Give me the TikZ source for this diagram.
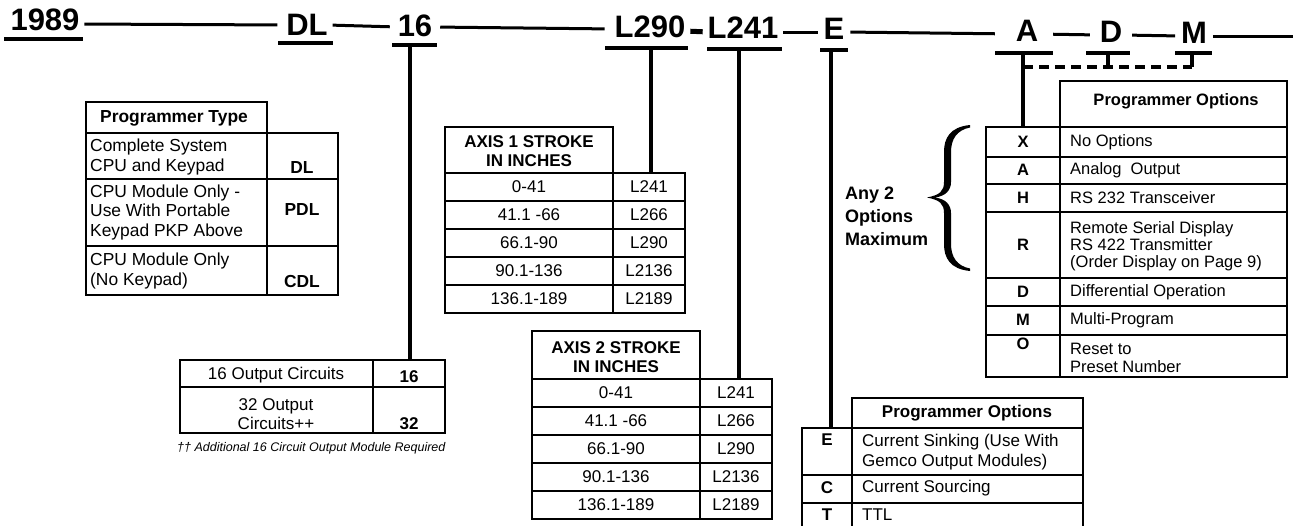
\documentclass[tikz,border=0pt]{standalone}
\usepackage{fontspec}
\setmainfont{Liberation Sans}
\usetikzlibrary{calc}
\begin{document}
\begin{tikzpicture}[x=1pt,y=-1pt,
  hdr/.style={font=\fontsize{31}{36}\selectfont\bfseries, inner sep=0pt, outer sep=0pt},
  hline/.style={line width=3pt},
  uline/.style={line width=4pt},
  stem/.style={line width=4pt},
  tbl/.style={line width=1.5pt},
  txt/.style={font=\fontsize{17}{19.5}\selectfont, inner sep=0pt, align=center},
  txl/.style={font=\fontsize{17}{19.5}\selectfont, inner sep=0pt, align=left, anchor=west},
  txb/.style={font=\fontsize{17}{19.5}\selectfont\bfseries, inner sep=0pt, align=center},
  rtl/.style={font=\fontsize{16.5}{19.5}\selectfont, inner sep=0pt, align=left, anchor=west},
  rtb/.style={font=\fontsize{16.5}{19.5}\selectfont\bfseries, inner sep=0pt, align=center},
]
\fill[white] (0,0) rectangle (1293,525);
\useasboundingbox (0,0) rectangle (1293,525);

% ---------- header ----------
\node[hdr] (h1989) at (45,20) {1989};
\node[hdr] (hDL) at (307,25) {DL};
\node[hdr] (h16) at (415,26) {16};
\node[hdr] (hL290) at (650,27) {L290};
\node[hdr] (hL241) at (743,28) {L241};
\node[hdr] (hE) at (834,29) {E};
\node[hdr] (hA) at (1027,31) {A};
\node[hdr] (hD) at (1111,32) {D};
\node[hdr] (hM) at (1194,33) {M};
\coordinate (hend) at (1293,36);

\draw[hline, shorten <=5pt, shorten >=9pt] ($(h1989.east)+(0,4)$) -- ($(hDL.west)+(0,0)$);
\draw[hline, shorten <=5pt, shorten >=8pt] ($(hDL.east)+(0,0)$) -- ($(h16.west)+(0,1)$);
\draw[hline, shorten <=8pt, shorten >=10pt] ($(h16.east)+(0,1)$) -- ($(hL290.west)+(0,2)$);
\draw[line width=5pt, shorten <=5pt, shorten >=5pt] ($(hL290.east)+(0,4)$) -- ($(hL241.west)+(0,4)$);
\draw[hline, shorten <=5pt, shorten >=6pt] ($(hL241.east)+(0,4)$) -- ($(hE.west)+(0,3)$);
\draw[hline, shorten <=6pt, shorten >=21pt] ($(hE.east)+(0,3)$) -- ($(hA.west)+(0,3)$);
\draw[hline, shorten <=15pt, shorten >=10pt] ($(hA.east)+(0,3)$) -- ($(hD.west)+(0,3)$);
\draw[hline, shorten <=10pt, shorten >=6pt] ($(hD.east)+(0,3)$) -- ($(hM.west)+(0,3)$);
\draw[hline, shorten <=6pt] ($(hM.east)+(0,3)$) -- (hend);

% underlines
\draw[uline] (4,39) -- (83,39);
\draw[uline] (278,43) -- (333,43);
\draw[uline] (392,45) -- (437,45);
\draw[uline] (605,48) -- (688,48);
\draw[uline] (707,49) -- (782,49);
\draw[uline] (820,50) -- (848,50);
\draw[uline] (995,53) -- (1053,53);
\draw[uline] (1086,53) -- (1130,53);
\draw[uline] (1175,53) -- (1212,53);

% stems
\coordinate (s16a) at (410,45);   \coordinate (s16b) at (410,360);
\coordinate (s290a) at (651,48);  \coordinate (s290b) at (651,173);
\coordinate (s241a) at (739,49);  \coordinate (s241b) at (739,379);
\coordinate (sEa) at (831,50);    \coordinate (sEb) at (831,428);
\coordinate (sAa) at (1023,53);   \coordinate (sAb) at (1023,127);
\coordinate (sAd) at (1023,67);
\coordinate (sDa) at (1108,53);   \coordinate (sDb) at (1108,67);
\coordinate (sMa) at (1192,53);   \coordinate (sMb) at (1192,67);
\draw[stem] (s16a) -- (s16b);
\draw[stem] (s290a) -- (s290b);
\draw[stem] (s241a) -- (s241b);
\draw[stem] (sEa) -- (sEb);
\draw[stem] (sAa) -- (sAb);
\draw[stem] (sDa) -- (sDb);
\draw[stem] (sMa) -- (sMb);
\draw[stem, dash pattern=on 10pt off 6pt] (sAd) -- (sMb);

% ---------- Programmer Type table ----------
\begin{scope}[txb/.append style={font=\fontsize{17.4}{19.5}\selectfont\bfseries},
              txl/.append style={font=\fontsize{17.4}{19.5}\selectfont}]
\draw[tbl] (86,102) rectangle (267,133);
\draw[tbl] (86,133) rectangle (338,295);
\draw[tbl] (267,133) -- (267,295);
\draw[tbl] (86,179) -- (338,179);
\draw[tbl] (86,246) -- (338,246);
\node[txb] (pth) at (174,118) {Programmer Type};
\node[txl] (pt1) at (90,157) {Complete System\\CPU and Keypad};
\node[txb] (pt1c) at (302,168) {DL};
\node[txl] (pt2) at (90,212) {CPU Module Only -\\Use With Portable\\Keypad PKP Above};
\node[txb] (pt2c) at (302,210) {PDL};
\node[txl] (pt3) at (90,271) {CPU Module Only\\(No Keypad)};
\node[txb] (pt3c) at (302,282) {CDL};
\end{scope}

% ---------- 16 / 32 table ----------
\draw[tbl] (180,360) rectangle (445,433);
\draw[tbl] (373,360) -- (373,433);
\draw[tbl] (180,387) -- (445,387);
\node[txt] (o1) at (276,375) {16 Output Circuits};
\node[txb] (o1c) at (409,377) {16};
\node[txt] (o2) at (276,414) {32 Output\\Circuits++};
\node[txb] (o2c) at (409,424) {32};
\node[font=\fontsize{12.5}{15}\selectfont\itshape, anchor=west, inner sep=0pt] (fn) at (177,448)
  {†† Additional 16 Circuit Output Module Required};

% ---------- Axis 1 table ----------
\draw[tbl] (445,127) rectangle (613,173);
\draw[tbl] (445,173) rectangle (685,313);
\draw[tbl] (613,173) -- (613,313);
\foreach \y in {201,229,257,285} \draw[tbl] (445,\y) -- (685,\y);
\node[txb] (a1h) at (529,151) {AXIS 1 STROKE\\IN INCHES};
\foreach \l/\r [count=\i] in {0-41/L241, 41.1 -66/L266, 66.1-90/L290, 90.1-136/L2136, 136.1-189/L2189}{
  \node[txt] (a1l\i) at (529,159+28*\i) {\l};
  \node[txt] (a1r\i) at (649,159+28*\i) {\r};
}

% ---------- Axis 2 table ----------
\draw[tbl] (532,331) rectangle (700,379);
\draw[tbl] (532,379) rectangle (772,519);
\draw[tbl] (700,379) -- (700,519);
\foreach \y in {407,435,463,491} \draw[tbl] (532,\y) -- (772,\y);
\node[txb] (a2h) at (616,357) {AXIS 2 STROKE\\IN INCHES};
\foreach \l/\r [count=\i] in {0-41/L241, 41.1 -66/L266, 66.1-90/L290, 90.1-136/L2136, 136.1-189/L2189}{
  \node[txt] (a2l\i) at (616,365+28*\i) {\l};
  \node[txt] (a2r\i) at (736,365+28*\i) {\r};
}

% ---------- right Programmer Options table ----------
\draw[tbl] (1060,81) rectangle (1287,127);
\draw[tbl] (986,127) rectangle (1287,377);
\draw[tbl] (1060,127) -- (1060,377);
\foreach \y in {157,184,212,278,306,335} \draw[tbl] (986,\y) -- (1287,\y);
\node[rtb] (roh) at (1176,101) {Programmer Options};
\node[rtb] (roX) at (1023,142) {X};
\node[rtl] (roXt) at (1070,142) {No Options};
\node[rtb] (roA) at (1023,170) {A};
\node[rtl] (roAt) at (1070,170) {Analog\ \ Output};
\node[rtb] (roH) at (1023,198) {H};
\node[rtl] (roHt) at (1070,198) {RS 232 Transceiver};
\node[rtb] (roR) at (1023,245) {R};
\node[rtl, font=\fontsize{16.5}{17}\selectfont] (roRt) at (1070,246) {Remote Serial Display\\RS 422 Transmitter\\(Order Display on Page 9)};
\node[rtb] (roD) at (1023,292) {D};
\node[rtl] (roDt) at (1070,292) {Differential Operation};
\node[rtb] (roM) at (1023,320) {M};
\node[rtl] (roMt) at (1070,320) {Multi-Program};
\node[rtb] (roO) at (1023,344) {O};
\node[rtl, font=\fontsize{16.5}{18}\selectfont] (roOt) at (1070,358) {Reset to\\Preset Number};

% brace + note
\fill
  (970,125) .. controls (950,127) and (944,138) .. (944,152) -- (944,182)
  .. controls (944,191) and (940,195) .. (927,197.5)
  .. controls (940,200) and (944,204) .. (944,213) -- (944,244)
  .. controls (944,258) and (950,269) .. (970,271)
  -- (970,268.5)
  .. controls (957,266) and (951,257) .. (951,244) -- (951,213)
  .. controls (951,205) and (946,199) .. (935,197.5)
  .. controls (946,196) and (951,190) .. (951,182) -- (951,152)
  .. controls (951,139) and (957,130) .. (970,127.5) -- cycle;
\node[font=\fontsize{18}{23}\selectfont\bfseries, align=left, anchor=west, inner sep=0pt] (note) at (845,216)
  {Any 2\\Options\\Maximum};

% ---------- E Programmer Options table ----------
\draw[tbl] (852,398) rectangle (1083,428);
\draw[tbl] (802,526) -- (802,428) -- (1083,428) -- (1083,526);
\draw[tbl] (852,428) -- (852,526);
\draw[tbl] (802,475) -- (1083,475);
\draw[tbl] (802,503) -- (1083,503);
\node[txb] (eh) at (967,413) {Programmer Options};
\node[txb] (eE) at (827,440) {E};
\node[txl] (eEt) at (862,452) {Current Sinking (Use With\\Gemco Output Modules)};
\node[txb] (eC) at (827,488) {C};
\node[txl] (eCt) at (862,488) {Current Sourcing};
\node[txb] (eT) at (827,515) {T};
\node[txl] (eTt) at (862,515) {TTL};
\end{tikzpicture}
\end{document}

CHALLENGE — Reproduce the material above from its first line through the line containing "(hend) at (1293,36);", both ends included, and skip every picture.

SOLUTION BELOW —
Give me the TikZ source for this diagram.
\documentclass[tikz,border=0pt]{standalone}
\usepackage{fontspec}
\setmainfont{Liberation Sans}
\usetikzlibrary{calc}
\begin{document}
\begin{tikzpicture}[x=1pt,y=-1pt,
  hdr/.style={font=\fontsize{31}{36}\selectfont\bfseries, inner sep=0pt, outer sep=0pt},
  hline/.style={line width=3pt},
  uline/.style={line width=4pt},
  stem/.style={line width=4pt},
  tbl/.style={line width=1.5pt},
  txt/.style={font=\fontsize{17}{19.5}\selectfont, inner sep=0pt, align=center},
  txl/.style={font=\fontsize{17}{19.5}\selectfont, inner sep=0pt, align=left, anchor=west},
  txb/.style={font=\fontsize{17}{19.5}\selectfont\bfseries, inner sep=0pt, align=center},
  rtl/.style={font=\fontsize{16.5}{19.5}\selectfont, inner sep=0pt, align=left, anchor=west},
  rtb/.style={font=\fontsize{16.5}{19.5}\selectfont\bfseries, inner sep=0pt, align=center},
]
\fill[white] (0,0) rectangle (1293,525);
\useasboundingbox (0,0) rectangle (1293,525);

% ---------- header ----------
\node[hdr] (h1989) at (45,20) {1989};
\node[hdr] (hDL) at (307,25) {DL};
\node[hdr] (h16) at (415,26) {16};
\node[hdr] (hL290) at (650,27) {L290};
\node[hdr] (hL241) at (743,28) {L241};
\node[hdr] (hE) at (834,29) {E};
\node[hdr] (hA) at (1027,31) {A};
\node[hdr] (hD) at (1111,32) {D};
\node[hdr] (hM) at (1194,33) {M};
\coordinate (hend) at (1293,36);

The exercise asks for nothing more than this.